◆ **DIRECTION**
Copy out precisely the lines beginning at the line that contains "Give me the Bokeh source for this chart." and ending at the line that contains "import numpy as np", including both.

◆ **SUPPLIED DATA**
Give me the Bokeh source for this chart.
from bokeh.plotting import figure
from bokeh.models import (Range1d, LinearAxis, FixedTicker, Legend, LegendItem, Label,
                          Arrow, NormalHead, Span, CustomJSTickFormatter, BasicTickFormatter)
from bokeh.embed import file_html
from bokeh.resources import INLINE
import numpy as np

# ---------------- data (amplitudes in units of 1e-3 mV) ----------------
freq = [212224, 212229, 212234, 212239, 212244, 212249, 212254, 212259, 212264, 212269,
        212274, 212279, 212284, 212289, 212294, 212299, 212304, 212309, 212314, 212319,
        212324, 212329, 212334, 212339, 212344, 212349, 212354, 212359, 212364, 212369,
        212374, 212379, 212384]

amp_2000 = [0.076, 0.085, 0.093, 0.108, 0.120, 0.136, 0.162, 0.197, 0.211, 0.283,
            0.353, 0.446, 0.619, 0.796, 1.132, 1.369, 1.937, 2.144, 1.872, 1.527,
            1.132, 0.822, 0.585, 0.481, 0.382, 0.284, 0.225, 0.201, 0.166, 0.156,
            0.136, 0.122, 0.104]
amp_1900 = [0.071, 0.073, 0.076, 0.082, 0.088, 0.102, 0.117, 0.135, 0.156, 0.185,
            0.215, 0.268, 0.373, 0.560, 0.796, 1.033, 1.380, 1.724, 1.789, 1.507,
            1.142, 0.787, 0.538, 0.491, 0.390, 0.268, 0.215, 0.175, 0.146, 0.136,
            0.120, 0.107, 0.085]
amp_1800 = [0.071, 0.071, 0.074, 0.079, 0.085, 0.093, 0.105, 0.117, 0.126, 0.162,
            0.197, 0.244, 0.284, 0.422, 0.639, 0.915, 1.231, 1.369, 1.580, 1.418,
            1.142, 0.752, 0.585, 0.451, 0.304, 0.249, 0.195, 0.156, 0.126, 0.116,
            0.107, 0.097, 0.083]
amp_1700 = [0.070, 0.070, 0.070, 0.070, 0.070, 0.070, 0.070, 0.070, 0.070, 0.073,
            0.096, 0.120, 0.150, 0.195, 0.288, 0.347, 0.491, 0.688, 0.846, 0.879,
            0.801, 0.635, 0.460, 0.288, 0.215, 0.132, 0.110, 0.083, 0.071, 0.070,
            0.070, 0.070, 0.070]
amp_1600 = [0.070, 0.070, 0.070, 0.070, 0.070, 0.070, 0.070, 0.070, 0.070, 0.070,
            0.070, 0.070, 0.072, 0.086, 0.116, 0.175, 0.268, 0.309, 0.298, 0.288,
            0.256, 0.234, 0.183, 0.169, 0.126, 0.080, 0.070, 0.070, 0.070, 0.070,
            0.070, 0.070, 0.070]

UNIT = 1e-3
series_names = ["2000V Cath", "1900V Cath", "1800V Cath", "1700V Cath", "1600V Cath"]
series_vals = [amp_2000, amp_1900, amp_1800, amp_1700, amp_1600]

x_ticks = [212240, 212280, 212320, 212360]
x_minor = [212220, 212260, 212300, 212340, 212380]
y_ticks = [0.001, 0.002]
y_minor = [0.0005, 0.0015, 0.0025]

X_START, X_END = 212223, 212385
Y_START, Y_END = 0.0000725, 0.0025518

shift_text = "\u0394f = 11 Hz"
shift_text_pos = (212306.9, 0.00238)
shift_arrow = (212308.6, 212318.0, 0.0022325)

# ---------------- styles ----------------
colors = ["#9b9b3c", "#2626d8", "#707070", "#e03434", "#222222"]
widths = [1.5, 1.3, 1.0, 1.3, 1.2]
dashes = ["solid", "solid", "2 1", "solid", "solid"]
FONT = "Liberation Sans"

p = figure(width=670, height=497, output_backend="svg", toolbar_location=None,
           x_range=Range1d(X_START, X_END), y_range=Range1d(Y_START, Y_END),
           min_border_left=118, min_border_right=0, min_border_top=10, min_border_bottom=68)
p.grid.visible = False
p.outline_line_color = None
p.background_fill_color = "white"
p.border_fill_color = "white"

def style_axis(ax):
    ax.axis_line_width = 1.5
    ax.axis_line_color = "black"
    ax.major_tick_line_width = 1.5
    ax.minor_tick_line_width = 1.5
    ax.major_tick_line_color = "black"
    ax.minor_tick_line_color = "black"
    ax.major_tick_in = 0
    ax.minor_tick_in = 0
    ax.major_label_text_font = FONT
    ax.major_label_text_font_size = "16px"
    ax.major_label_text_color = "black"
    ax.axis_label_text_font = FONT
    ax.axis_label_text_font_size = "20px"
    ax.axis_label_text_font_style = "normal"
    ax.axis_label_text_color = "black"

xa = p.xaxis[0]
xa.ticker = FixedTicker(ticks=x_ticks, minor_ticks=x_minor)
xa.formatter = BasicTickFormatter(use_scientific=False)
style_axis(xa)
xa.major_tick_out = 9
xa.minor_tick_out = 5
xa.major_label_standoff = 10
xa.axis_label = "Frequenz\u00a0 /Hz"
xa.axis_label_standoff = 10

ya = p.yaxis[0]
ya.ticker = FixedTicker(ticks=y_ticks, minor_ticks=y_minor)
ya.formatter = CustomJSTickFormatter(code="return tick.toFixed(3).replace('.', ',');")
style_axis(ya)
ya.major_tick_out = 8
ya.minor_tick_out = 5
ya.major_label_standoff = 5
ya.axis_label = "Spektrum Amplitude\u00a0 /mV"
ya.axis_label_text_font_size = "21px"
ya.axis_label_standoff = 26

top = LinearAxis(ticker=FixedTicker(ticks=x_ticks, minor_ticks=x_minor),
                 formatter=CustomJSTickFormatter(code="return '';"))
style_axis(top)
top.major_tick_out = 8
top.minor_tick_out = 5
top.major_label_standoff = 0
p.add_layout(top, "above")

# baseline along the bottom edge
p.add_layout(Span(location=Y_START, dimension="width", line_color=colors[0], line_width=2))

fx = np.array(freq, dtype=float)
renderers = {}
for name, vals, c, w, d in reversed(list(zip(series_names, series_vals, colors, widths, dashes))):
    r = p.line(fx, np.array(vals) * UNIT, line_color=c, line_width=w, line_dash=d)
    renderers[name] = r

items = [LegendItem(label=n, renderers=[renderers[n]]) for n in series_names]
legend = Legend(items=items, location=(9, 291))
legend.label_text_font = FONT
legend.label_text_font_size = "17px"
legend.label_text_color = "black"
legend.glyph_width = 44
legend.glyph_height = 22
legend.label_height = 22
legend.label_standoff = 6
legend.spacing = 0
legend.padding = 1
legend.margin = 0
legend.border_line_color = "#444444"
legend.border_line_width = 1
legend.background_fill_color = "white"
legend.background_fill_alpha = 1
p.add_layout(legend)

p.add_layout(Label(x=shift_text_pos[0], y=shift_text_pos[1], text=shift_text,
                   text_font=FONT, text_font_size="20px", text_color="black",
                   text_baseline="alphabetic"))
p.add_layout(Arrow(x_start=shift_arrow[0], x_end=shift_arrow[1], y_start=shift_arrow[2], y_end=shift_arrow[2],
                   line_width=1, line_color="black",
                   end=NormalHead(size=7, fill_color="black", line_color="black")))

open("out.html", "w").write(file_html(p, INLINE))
* * *
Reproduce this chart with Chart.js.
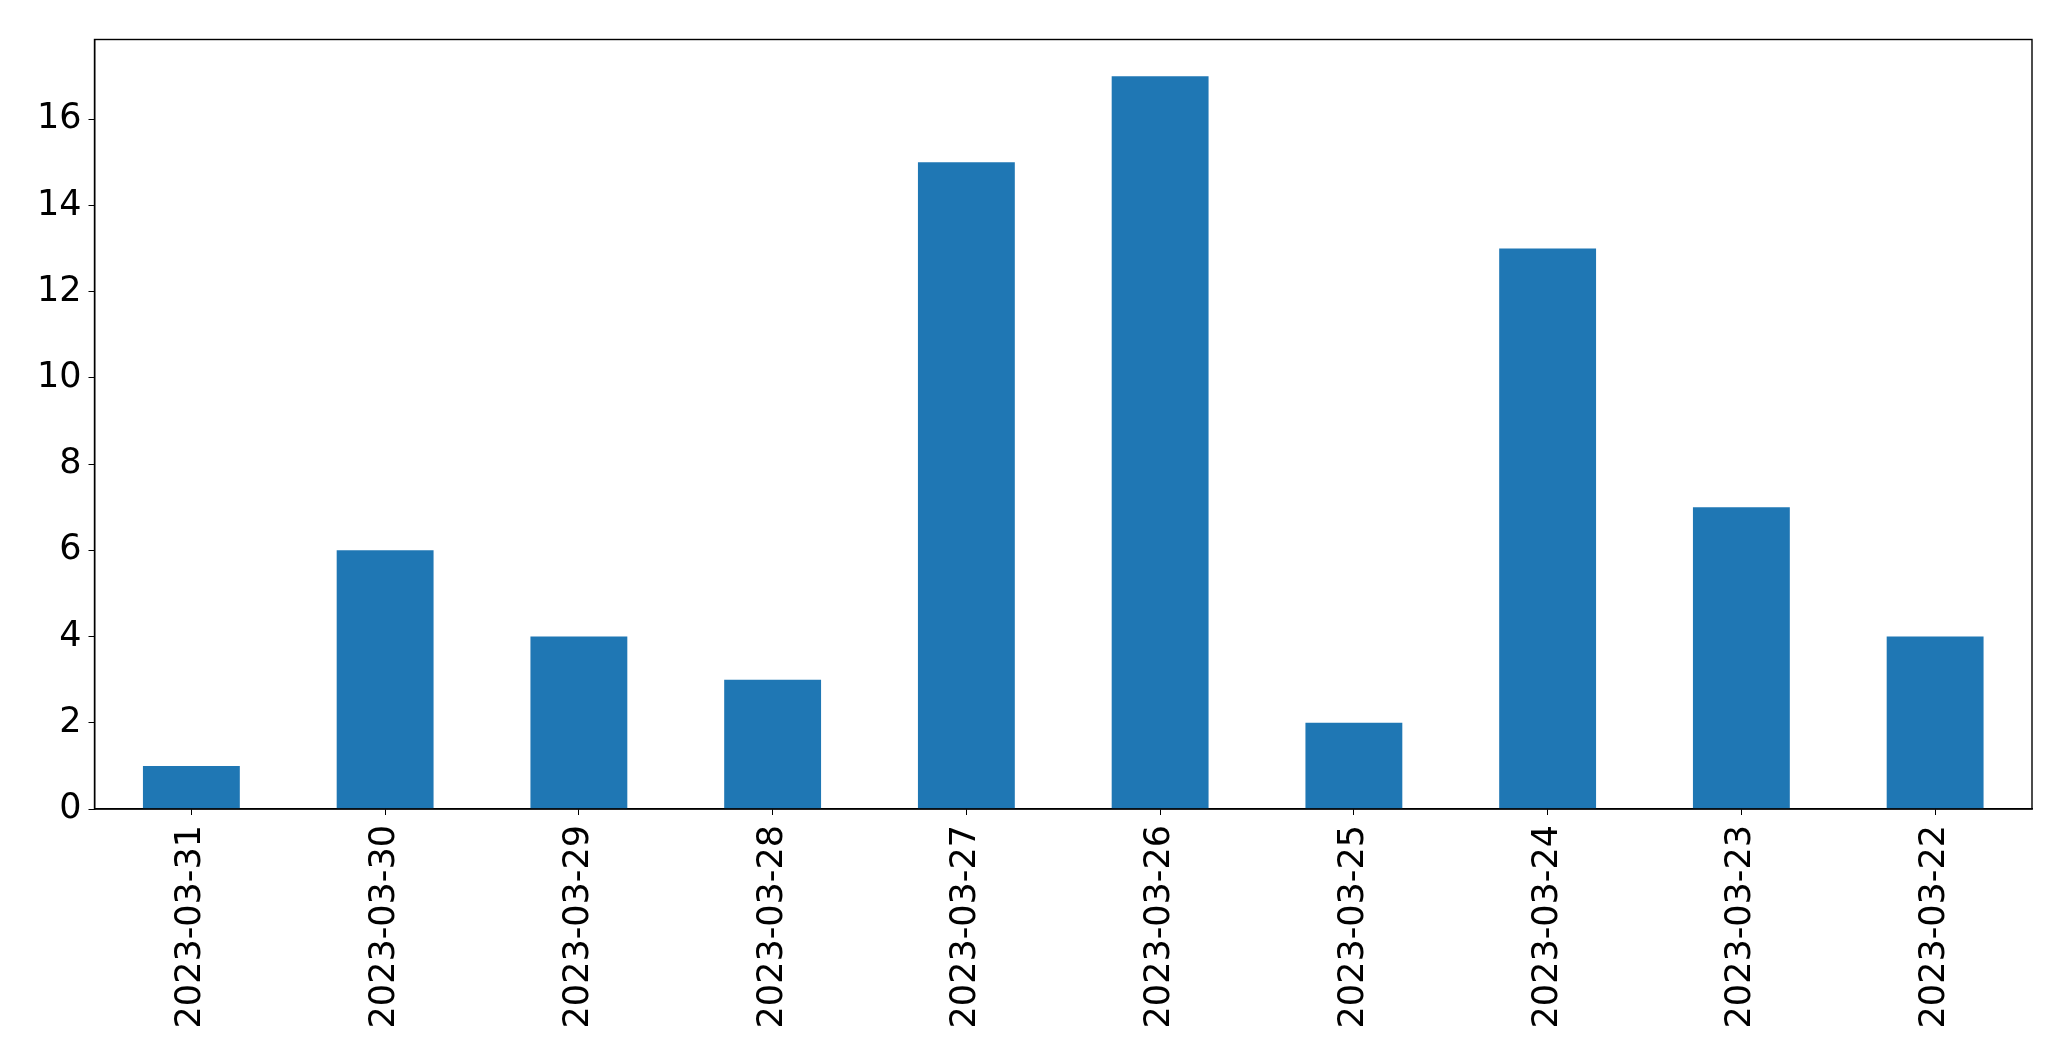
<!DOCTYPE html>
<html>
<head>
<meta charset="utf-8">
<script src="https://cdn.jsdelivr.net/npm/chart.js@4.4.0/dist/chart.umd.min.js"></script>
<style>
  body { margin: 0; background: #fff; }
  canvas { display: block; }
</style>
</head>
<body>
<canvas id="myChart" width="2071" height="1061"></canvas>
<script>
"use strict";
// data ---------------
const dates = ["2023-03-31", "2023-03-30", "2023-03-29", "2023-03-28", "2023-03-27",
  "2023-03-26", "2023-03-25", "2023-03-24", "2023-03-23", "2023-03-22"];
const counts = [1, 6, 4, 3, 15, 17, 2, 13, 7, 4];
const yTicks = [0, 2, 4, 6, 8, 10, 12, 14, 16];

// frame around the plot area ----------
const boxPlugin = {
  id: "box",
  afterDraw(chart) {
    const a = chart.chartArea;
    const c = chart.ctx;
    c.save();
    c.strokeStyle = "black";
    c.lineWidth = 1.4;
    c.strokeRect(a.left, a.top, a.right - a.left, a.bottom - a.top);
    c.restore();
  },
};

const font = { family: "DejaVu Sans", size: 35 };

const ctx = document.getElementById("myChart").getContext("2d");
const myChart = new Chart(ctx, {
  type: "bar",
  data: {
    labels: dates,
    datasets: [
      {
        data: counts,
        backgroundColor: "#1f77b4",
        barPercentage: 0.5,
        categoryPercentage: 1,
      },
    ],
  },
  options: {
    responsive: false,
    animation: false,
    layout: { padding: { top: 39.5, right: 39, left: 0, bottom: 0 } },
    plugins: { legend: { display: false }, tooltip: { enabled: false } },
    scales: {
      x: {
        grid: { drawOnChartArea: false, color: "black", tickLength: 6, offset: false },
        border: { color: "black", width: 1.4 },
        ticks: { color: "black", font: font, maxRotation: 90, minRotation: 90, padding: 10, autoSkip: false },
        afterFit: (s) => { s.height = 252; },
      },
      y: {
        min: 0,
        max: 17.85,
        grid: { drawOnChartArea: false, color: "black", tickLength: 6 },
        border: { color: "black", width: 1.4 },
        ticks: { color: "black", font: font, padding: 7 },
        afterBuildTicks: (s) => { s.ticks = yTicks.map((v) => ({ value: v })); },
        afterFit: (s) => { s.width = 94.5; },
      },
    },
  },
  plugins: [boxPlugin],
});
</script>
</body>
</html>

◆ **OUTPUT FOR THIS TASK**
Give me the Bokeh source for this chart.
from bokeh.plotting import figure
from bokeh.models import (Range1d, LinearAxis, FixedTicker, Legend, LegendItem, Label,
                          Arrow, NormalHead, Span, CustomJSTickFormatter, BasicTickFormatter)
from bokeh.embed import file_html
from bokeh.resources import INLINE
import numpy as np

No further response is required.